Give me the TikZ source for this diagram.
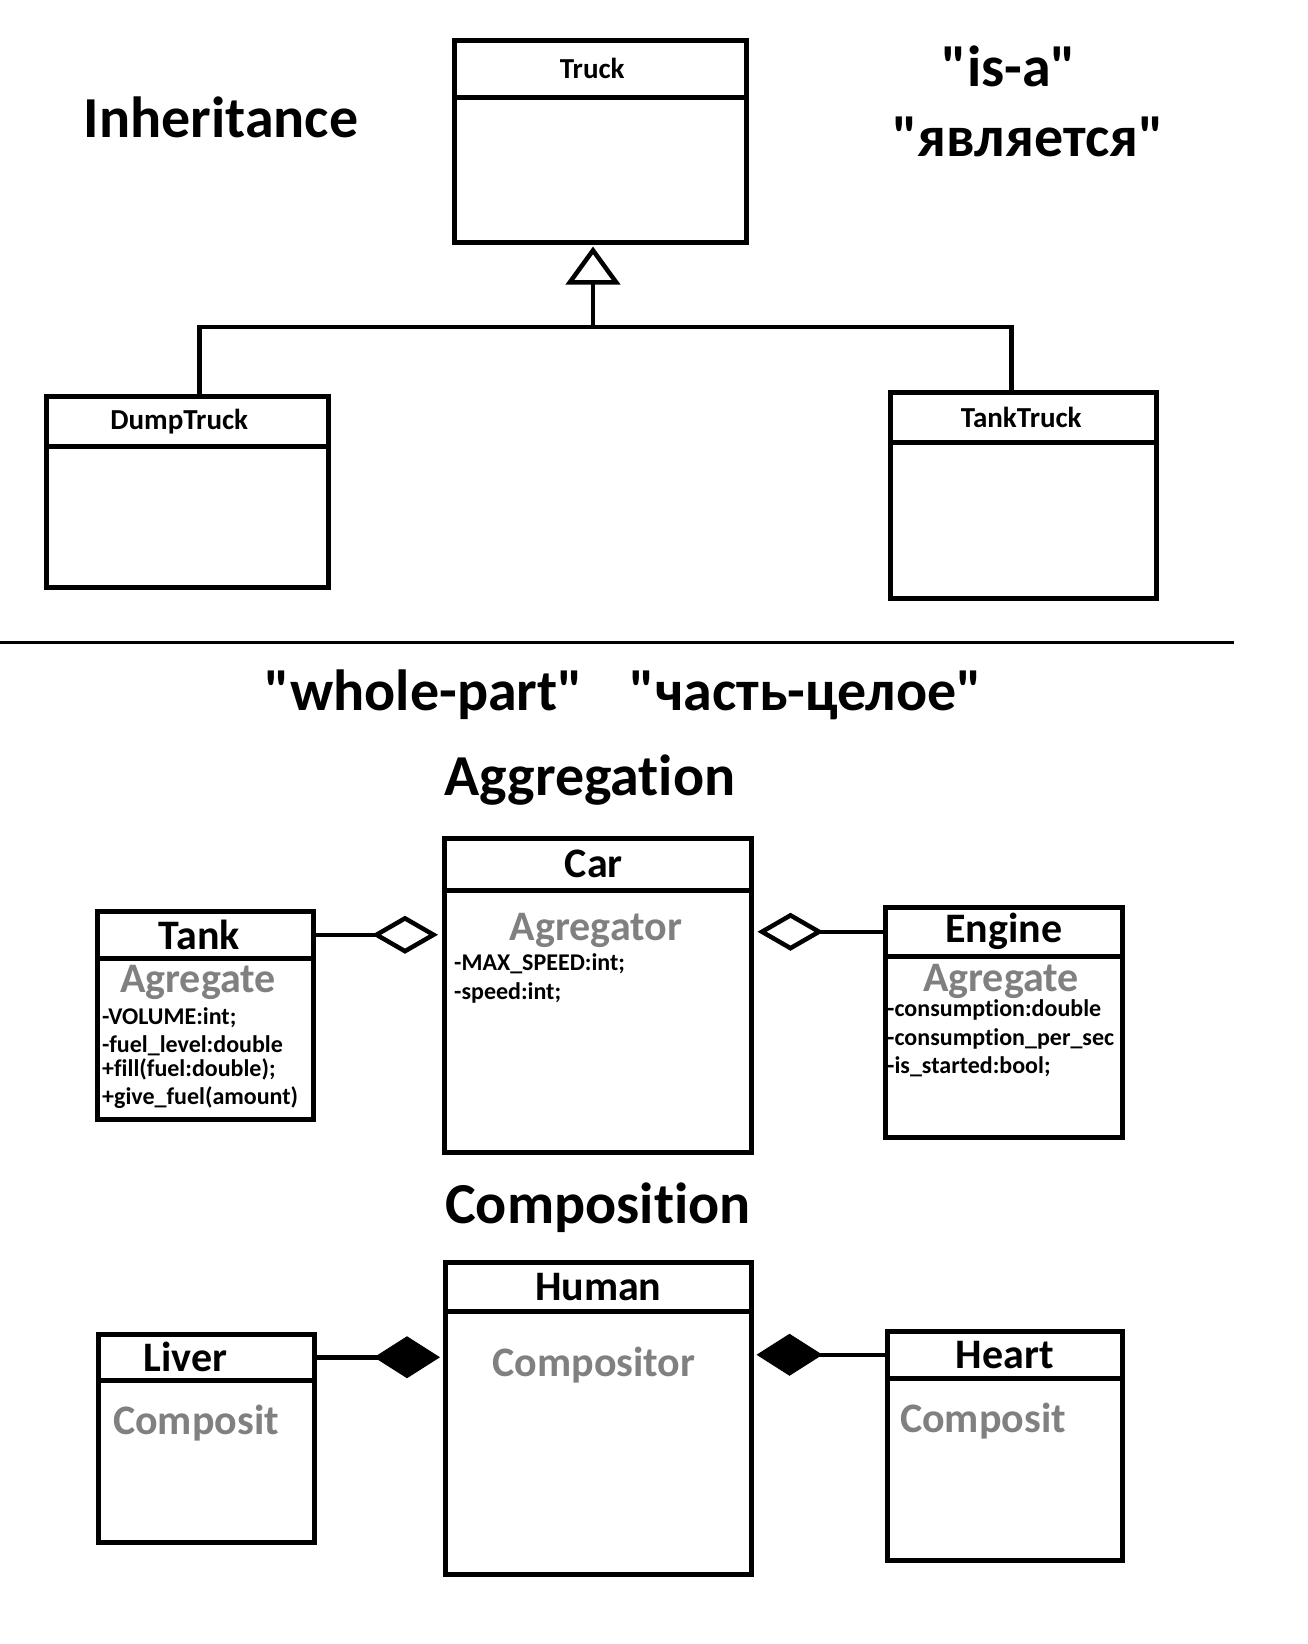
\documentclass[tikz,border=0pt]{standalone}
\usepackage{fontspec}
\setmainfont{Carlito}[Ligatures=NoCommon]
\usetikzlibrary{arrows.meta,positioning,calc}
\definecolor{labelgray}{RGB}{128,128,128}

\tikzset{
  classhead/.style={draw, line width=4.5pt, anchor=north west, inner sep=0pt},
  classbody/.style={draw, line width=4.5pt, anchor=north west, inner sep=0pt},
  heading/.style={font=\fontsize{58}{64}\selectfont\bfseries, inner sep=0pt},
  bigname/.style={font=\fontsize{42}{48}\selectfont\bfseries},
  smallname/.style={font=\fontsize{29}{32}\selectfont\bfseries},
  rolelabel/.style={font=\fontsize{42}{48}\selectfont\bfseries, text=labelgray, inner sep=0pt},
  attr/.style={font=\fontsize{24}{28}\selectfont\bfseries, anchor=west, inner sep=0pt, text height=0.66em, text depth=0.18em},
  conn/.style={line width=4.5pt}
}

\begin{document}
\begin{tikzpicture}[x=1pt, y=-1pt]
\useasboundingbox (0,0) rectangle (1308,1644);

% Inheritance
\node[heading] (inhtitle) at (221,117) {Inheritance};
\node[heading] (isa) at (1009,66) {\textquotedbl is-a\textquotedbl};
\node[heading] (isaru) at (1028,137) {\textquotedbl является\textquotedbl};

\node[classhead, smallname, minimum width=292pt, minimum height=57pt] (truckhead) at (452,38) {Truck\hspace*{16pt}};
\node[classbody, minimum width=292pt, minimum height=145pt] (truck) at (452,95) {};

\node[classhead, smallname, minimum width=282pt, minimum height=50pt] (dumphead) at (44,394) {DumpTruck\hspace*{16pt}};
\node[classbody, minimum width=282pt, minimum height=141pt] (dump) at (44,444) {};

\node[classhead, smallname, minimum width=266pt, minimum height=50pt] (tankerhead) at (888,390) {TankTruck\hspace*{4pt}};
\node[classbody, minimum width=266pt, minimum height=156pt] (tanker) at (888,440) {};

\coordinate (joint) at (593,327);
\draw[conn] ([xshift=12pt]dumphead.north) |- (joint) -| ([xshift=-12pt]tankerhead.north);
\draw[conn, -{Triangle[open, length=38pt, width=54pt]}, shorten >=2pt] (joint) -- (joint |- truck.south);

% whole-part
\draw[line width=3pt] (0,642) -- (1234,642);
\node[heading] (wholepart) at (424,695) {\textquotedbl whole-part\textquotedbl};
\node[heading] (wholepartru) at (806,695) {\textquotedbl часть-целое\textquotedbl};

% Aggregation
\node[heading] (aggtitle) at (590,780) {Aggregation};

\node[classhead, bigname, minimum width=307pt, minimum height=52pt] (carhead) at (442,836) {Car\hspace*{8pt}};
\node[classbody, minimum width=307pt, minimum height=262pt] (car) at (442,888) {};
\node[rolelabel] (carrole) at (596,930) {Agregator};
\foreach \y/\txt in {968/-MAX\_SPEED:int;, 997/-speed:int;}
  \node[attr] (carattr\y) at (454,\y) {\txt};

\node[classhead, bigname, minimum width=216pt, minimum height=47pt] (tankhead) at (95,909) {Tank\hspace*{12pt}};
\node[classbody, minimum width=216pt, minimum height=161pt] (tank) at (95,956) {};
\node[rolelabel] (tankrole) at (198,982) {Agregate};
\foreach \y/\txt in {1022/-VOLUME:int;, 1050/-fuel\_level:double, 1074/+fill(fuel:double);, 1102/+give\_fuel(amount)}
  \node[attr] (tankattr\y) at (102,\y) {\txt};

\node[classhead, bigname, minimum width=237pt, minimum height=49pt] (enginehead) at (883,905) {Engine};
\node[classbody, minimum width=237pt, minimum height=181pt] (engine) at (883,954) {};
\node[rolelabel] (enginerole) at (1001,981) {Agregate};
\foreach \y/\txt in {1014/-consumption:double, 1043/-consumption\_per\_sec, 1071/-is\_started:bool;}
  \node[attr] (engineattr\y) at (887,\y) {\txt};

\draw[conn, -{Diamond[open, length=66pt, width=38pt]}, shorten >=4pt] (tankhead.east) -- (tankhead.east -| car.west);
\draw[conn, -{Diamond[open, length=66pt, width=38pt]}, shorten >=4pt] (enginehead.west) -- (enginehead.west -| car.east);

% Composition
\node[heading] (comptitle) at (598,1208) {Composition};

\node[classhead, bigname, minimum width=306pt, minimum height=49pt] (humanhead) at (443,1260) {Human};
\node[classbody, minimum width=306pt, minimum height=263pt] (human) at (443,1309) {};
\node[rolelabel] (humanrole) at (594,1365) {Compositor};

\node[classhead, bigname, minimum width=216pt, minimum height=46pt] (liverhead) at (96,1332) {Liver\hspace*{42pt}};
\node[classbody, minimum width=216pt, minimum height=162pt] (liver) at (96,1378) {};
\node[rolelabel] (liverrole) at (196,1423) {Composit};

\node[classhead, bigname, minimum width=235pt, minimum height=47pt] (hearthead) at (885,1329) {Heart};
\node[classbody, minimum width=235pt, minimum height=182pt] (heart) at (885,1376) {};
\node[rolelabel] (heartrole) at (983,1421) {Composit};

\draw[conn, -{Diamond[length=66pt, width=42pt]}, shorten >=3pt] (liverhead.east) -- (liverhead.east -| human.west);
\draw[conn, -{Diamond[length=66pt, width=42pt]}, shorten >=3pt] (hearthead.west) -- (hearthead.west -| human.east);

\end{tikzpicture}
\end{document}
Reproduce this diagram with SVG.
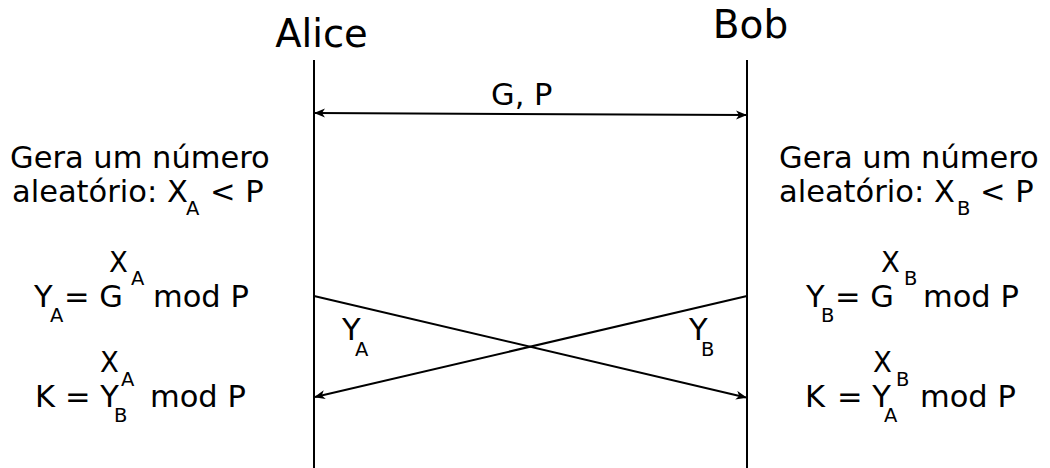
<svg xmlns="http://www.w3.org/2000/svg" width="1050" height="468" viewBox="0 0 1050 468">
<style>
text{font-family:"DejaVu Sans","Liberation Sans",sans-serif;fill:#000}
.m{font-size:30.5px}
.s{font-size:19.5px}
.x{font-size:27.5px}
.h{font-size:38.5px;text-anchor:middle}
.ln{stroke:#000;stroke-width:2;fill:none}
</style>
<defs>
<marker id="ah" markerUnits="userSpaceOnUse" markerWidth="12" markerHeight="10" refX="10" refY="4.5" orient="auto-start-reverse" viewBox="0 0 12 10">
<path d="M0,0 L11,4.5 L0,9 L3,4.5 Z" fill="#000"/>
</marker>
</defs>
<rect width="1050" height="468" fill="#fff"/>
<g id="alice">
<text class="h" x="321.5" y="47">Alice</text>
<line class="ln" x1="314" y1="60" x2="314" y2="468"/>
</g>
<g id="bob">
<text class="h" x="750.5" y="38" style="font-size:39px">Bob</text>
<line class="ln" x1="747" y1="60" x2="747" y2="468"/>
</g>
<g id="connectors">
<line class="ln" x1="315" y1="113" x2="746" y2="115" marker-start="url(#ah)" marker-end="url(#ah)"/>
<line class="ln" x1="314" y1="296" x2="746" y2="397.5" marker-end="url(#ah)"/>
<line class="ln" x1="747" y1="296" x2="315" y2="397" marker-end="url(#ah)"/>
<text class="m" x="491" y="105">G, P</text>
<text class="m" x="342" y="340">Y</text><text class="s" x="355" y="356">A</text>
<text class="m" x="689" y="340">Y</text><text class="s" x="701" y="356">B</text>
</g>
<g id="alice-notes">
<text class="m" x="10" y="168">Gera um número</text>
<text class="m" x="12" y="202">aleatório: X</text><text class="s" x="186" y="215">A</text><text class="m" x="210" y="202">&lt; P</text>
<text class="m" x="34" y="307">Y</text><text class="s" x="50" y="322">A</text>
<text class="m" x="64" y="307">= G</text>
<text class="x" x="109" y="272">X</text><text class="s" x="131" y="285">A</text>
<text class="m" x="153" y="307">mod P</text>
<text class="m" x="35" y="407">K</text>
<text class="m" x="65" y="407">= Y</text><text class="s" x="114" y="422">B</text>
<text class="x" x="100" y="372">X</text><text class="s" x="121" y="386">A</text>
<text class="m" x="150" y="407">mod P</text>
</g>
<g id="bob-notes">
<text class="m" x="779" y="168">Gera um número</text>
<text class="m" x="779" y="202">aleatório: X</text><text class="s" x="957" y="215">B</text><text class="m" x="980" y="202">&lt; P</text>
<text class="m" x="806" y="307">Y</text><text class="s" x="821" y="322">B</text>
<text class="m" x="835" y="307">= G</text>
<text class="x" x="881" y="272">X</text><text class="s" x="904" y="285">B</text>
<text class="m" x="923" y="307">mod P</text>
<text class="m" x="805" y="407">K</text>
<text class="m" x="837" y="407">= Y</text><text class="s" x="884" y="422">A</text>
<text class="x" x="873" y="372">X</text><text class="s" x="896" y="386">B</text>
<text class="m" x="920" y="407">mod P</text>
</g>
</svg>
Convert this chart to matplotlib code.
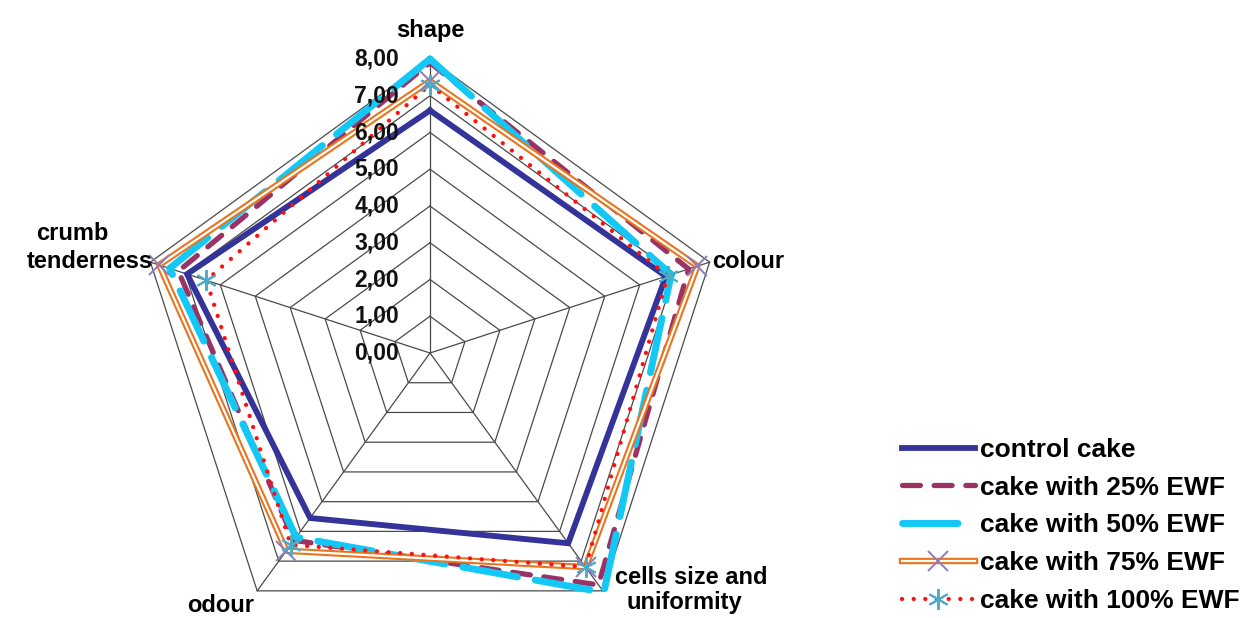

Written exercise
Up to and including the line with "width=292pt, minimum height=145pt]", copy the data above from its first line. Skip pictures.

The result
Give me the TikZ source for this diagram.
\documentclass[tikz,border=0pt]{standalone}
\usepackage{fontspec}
\setmainfont{Carlito}[Ligatures=NoCommon]
\usetikzlibrary{arrows.meta,positioning,calc}
\definecolor{labelgray}{RGB}{128,128,128}

\tikzset{
  classhead/.style={draw, line width=4.5pt, anchor=north west, inner sep=0pt},
  classbody/.style={draw, line width=4.5pt, anchor=north west, inner sep=0pt},
  heading/.style={font=\fontsize{58}{64}\selectfont\bfseries, inner sep=0pt},
  bigname/.style={font=\fontsize{42}{48}\selectfont\bfseries},
  smallname/.style={font=\fontsize{29}{32}\selectfont\bfseries},
  rolelabel/.style={font=\fontsize{42}{48}\selectfont\bfseries, text=labelgray, inner sep=0pt},
  attr/.style={font=\fontsize{24}{28}\selectfont\bfseries, anchor=west, inner sep=0pt, text height=0.66em, text depth=0.18em},
  conn/.style={line width=4.5pt}
}

\begin{document}
\begin{tikzpicture}[x=1pt, y=-1pt]
\useasboundingbox (0,0) rectangle (1308,1644);

% Inheritance
\node[heading] (inhtitle) at (221,117) {Inheritance};
\node[heading] (isa) at (1009,66) {\textquotedbl is-a\textquotedbl};
\node[heading] (isaru) at (1028,137) {\textquotedbl является\textquotedbl};

\node[classhead, smallname, minimum width=292pt, minimum height=57pt] (truckhead) at (452,38) {Truck\hspace*{16pt}};
\node[classbody, minimum width=292pt, minimum height=145pt] (truck) at (452,95) {};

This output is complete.